# Exercise prompt
Beginning with the first line of the data below, extract each line up to and including the one containing "(0,0) rectangle (550,446);". Copy them exactly and add nothing.
========================================================================
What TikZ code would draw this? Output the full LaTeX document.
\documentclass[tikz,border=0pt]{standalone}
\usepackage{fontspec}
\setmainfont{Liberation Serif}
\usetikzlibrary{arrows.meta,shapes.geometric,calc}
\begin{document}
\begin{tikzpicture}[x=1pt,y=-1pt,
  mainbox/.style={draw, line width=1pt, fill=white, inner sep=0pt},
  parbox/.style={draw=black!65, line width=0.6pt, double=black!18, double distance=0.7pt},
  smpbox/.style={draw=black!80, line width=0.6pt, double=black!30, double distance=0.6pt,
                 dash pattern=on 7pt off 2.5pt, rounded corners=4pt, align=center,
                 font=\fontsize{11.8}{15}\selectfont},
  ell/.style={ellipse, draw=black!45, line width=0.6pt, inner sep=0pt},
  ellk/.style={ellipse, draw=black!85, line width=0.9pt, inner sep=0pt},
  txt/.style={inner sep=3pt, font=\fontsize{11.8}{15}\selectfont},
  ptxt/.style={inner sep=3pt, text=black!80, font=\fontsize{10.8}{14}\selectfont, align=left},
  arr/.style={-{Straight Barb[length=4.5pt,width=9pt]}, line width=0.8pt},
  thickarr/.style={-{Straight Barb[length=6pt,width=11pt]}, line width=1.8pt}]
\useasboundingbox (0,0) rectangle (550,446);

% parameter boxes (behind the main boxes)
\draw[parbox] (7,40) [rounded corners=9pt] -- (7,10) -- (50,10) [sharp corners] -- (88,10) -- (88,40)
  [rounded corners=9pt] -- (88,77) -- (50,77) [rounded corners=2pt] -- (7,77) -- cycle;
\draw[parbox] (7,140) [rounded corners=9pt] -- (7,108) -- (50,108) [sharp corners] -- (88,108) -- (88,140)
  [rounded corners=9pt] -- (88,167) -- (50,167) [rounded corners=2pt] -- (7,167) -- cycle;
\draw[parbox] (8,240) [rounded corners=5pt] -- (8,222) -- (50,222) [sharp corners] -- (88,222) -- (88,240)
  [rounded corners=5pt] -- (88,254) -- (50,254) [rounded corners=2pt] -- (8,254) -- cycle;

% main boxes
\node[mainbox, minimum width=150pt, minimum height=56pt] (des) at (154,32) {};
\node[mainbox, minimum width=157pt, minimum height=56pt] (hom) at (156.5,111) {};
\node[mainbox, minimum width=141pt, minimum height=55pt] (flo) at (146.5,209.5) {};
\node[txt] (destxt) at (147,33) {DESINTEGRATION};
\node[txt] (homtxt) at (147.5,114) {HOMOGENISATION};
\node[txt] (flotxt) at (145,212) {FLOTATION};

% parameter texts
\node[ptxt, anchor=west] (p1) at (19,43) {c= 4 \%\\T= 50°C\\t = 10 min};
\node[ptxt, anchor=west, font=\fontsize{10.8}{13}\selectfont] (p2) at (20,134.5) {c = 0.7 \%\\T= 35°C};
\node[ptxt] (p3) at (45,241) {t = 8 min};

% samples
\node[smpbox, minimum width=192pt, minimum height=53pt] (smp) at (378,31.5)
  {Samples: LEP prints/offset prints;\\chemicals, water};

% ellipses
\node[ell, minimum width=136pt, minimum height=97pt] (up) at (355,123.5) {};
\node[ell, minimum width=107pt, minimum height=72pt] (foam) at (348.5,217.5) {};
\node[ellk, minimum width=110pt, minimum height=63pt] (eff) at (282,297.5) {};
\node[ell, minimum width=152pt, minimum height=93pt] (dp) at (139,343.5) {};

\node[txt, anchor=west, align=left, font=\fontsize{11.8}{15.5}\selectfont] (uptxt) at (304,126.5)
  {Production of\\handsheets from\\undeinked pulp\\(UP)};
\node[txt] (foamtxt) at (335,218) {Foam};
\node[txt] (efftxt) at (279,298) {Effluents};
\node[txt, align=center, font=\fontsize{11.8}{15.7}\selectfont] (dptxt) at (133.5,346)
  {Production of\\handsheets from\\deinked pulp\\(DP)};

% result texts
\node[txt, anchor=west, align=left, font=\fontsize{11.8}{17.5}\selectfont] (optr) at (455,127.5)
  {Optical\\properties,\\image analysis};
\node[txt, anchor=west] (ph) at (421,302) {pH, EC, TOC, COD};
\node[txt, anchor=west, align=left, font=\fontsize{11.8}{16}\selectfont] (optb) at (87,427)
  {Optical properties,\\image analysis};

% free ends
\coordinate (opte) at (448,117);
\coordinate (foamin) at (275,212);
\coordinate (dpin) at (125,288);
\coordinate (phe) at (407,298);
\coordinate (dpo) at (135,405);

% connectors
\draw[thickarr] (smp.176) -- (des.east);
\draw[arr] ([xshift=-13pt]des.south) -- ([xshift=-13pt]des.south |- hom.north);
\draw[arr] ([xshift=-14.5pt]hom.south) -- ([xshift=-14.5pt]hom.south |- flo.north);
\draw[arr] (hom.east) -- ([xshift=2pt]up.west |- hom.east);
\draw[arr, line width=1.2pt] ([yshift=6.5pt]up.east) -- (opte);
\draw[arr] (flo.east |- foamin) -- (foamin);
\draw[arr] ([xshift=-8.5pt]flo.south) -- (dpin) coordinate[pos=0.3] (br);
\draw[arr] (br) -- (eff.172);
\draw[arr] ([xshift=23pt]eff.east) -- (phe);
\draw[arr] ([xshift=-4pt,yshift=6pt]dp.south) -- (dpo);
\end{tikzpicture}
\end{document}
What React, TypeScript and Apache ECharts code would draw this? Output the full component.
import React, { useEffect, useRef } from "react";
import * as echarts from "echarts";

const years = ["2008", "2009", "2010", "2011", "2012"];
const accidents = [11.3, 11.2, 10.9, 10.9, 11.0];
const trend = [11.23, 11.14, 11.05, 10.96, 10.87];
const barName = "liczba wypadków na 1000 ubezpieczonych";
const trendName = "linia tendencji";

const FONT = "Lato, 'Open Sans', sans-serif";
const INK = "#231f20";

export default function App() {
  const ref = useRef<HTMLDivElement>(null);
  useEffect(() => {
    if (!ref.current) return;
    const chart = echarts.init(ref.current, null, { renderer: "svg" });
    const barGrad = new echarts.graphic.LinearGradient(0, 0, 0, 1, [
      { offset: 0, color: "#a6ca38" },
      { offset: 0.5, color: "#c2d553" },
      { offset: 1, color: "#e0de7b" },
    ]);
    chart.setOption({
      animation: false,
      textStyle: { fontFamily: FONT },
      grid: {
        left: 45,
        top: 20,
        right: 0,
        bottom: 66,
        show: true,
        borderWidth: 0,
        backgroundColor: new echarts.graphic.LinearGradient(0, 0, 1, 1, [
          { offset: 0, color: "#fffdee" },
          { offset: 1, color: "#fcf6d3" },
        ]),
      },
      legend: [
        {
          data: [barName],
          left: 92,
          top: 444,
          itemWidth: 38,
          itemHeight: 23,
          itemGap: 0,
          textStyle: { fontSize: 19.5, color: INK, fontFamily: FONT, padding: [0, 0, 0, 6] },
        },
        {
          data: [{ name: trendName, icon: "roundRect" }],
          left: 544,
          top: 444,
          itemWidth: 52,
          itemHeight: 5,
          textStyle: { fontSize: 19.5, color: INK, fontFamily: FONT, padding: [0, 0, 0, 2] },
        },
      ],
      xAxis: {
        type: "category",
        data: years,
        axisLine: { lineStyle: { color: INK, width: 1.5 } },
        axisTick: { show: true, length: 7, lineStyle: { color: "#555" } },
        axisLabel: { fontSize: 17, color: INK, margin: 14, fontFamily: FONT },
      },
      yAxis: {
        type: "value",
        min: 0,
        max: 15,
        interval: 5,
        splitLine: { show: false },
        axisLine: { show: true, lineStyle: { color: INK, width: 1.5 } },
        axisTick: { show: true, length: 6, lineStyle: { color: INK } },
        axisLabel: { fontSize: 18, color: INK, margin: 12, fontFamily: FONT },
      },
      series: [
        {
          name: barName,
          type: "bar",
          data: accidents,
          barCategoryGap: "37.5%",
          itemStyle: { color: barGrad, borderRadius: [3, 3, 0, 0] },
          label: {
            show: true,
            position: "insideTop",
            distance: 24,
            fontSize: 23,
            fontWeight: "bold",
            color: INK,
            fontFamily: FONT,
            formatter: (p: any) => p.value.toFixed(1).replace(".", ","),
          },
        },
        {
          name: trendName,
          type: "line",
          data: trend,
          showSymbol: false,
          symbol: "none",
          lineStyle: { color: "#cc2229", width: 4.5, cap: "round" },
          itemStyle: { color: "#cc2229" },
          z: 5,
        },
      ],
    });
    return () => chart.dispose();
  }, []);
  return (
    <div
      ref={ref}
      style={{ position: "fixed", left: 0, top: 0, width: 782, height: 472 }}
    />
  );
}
========================================================================
# Task output
What TikZ code would draw this? Output the full LaTeX document.
\documentclass[tikz,border=0pt]{standalone}
\usepackage{fontspec}
\setmainfont{Liberation Serif}
\usetikzlibrary{arrows.meta,shapes.geometric,calc}
\begin{document}
\begin{tikzpicture}[x=1pt,y=-1pt,
  mainbox/.style={draw, line width=1pt, fill=white, inner sep=0pt},
  parbox/.style={draw=black!65, line width=0.6pt, double=black!18, double distance=0.7pt},
  smpbox/.style={draw=black!80, line width=0.6pt, double=black!30, double distance=0.6pt,
                 dash pattern=on 7pt off 2.5pt, rounded corners=4pt, align=center,
                 font=\fontsize{11.8}{15}\selectfont},
  ell/.style={ellipse, draw=black!45, line width=0.6pt, inner sep=0pt},
  ellk/.style={ellipse, draw=black!85, line width=0.9pt, inner sep=0pt},
  txt/.style={inner sep=3pt, font=\fontsize{11.8}{15}\selectfont},
  ptxt/.style={inner sep=3pt, text=black!80, font=\fontsize{10.8}{14}\selectfont, align=left},
  arr/.style={-{Straight Barb[length=4.5pt,width=9pt]}, line width=0.8pt},
  thickarr/.style={-{Straight Barb[length=6pt,width=11pt]}, line width=1.8pt}]
\useasboundingbox (0,0) rectangle (550,446);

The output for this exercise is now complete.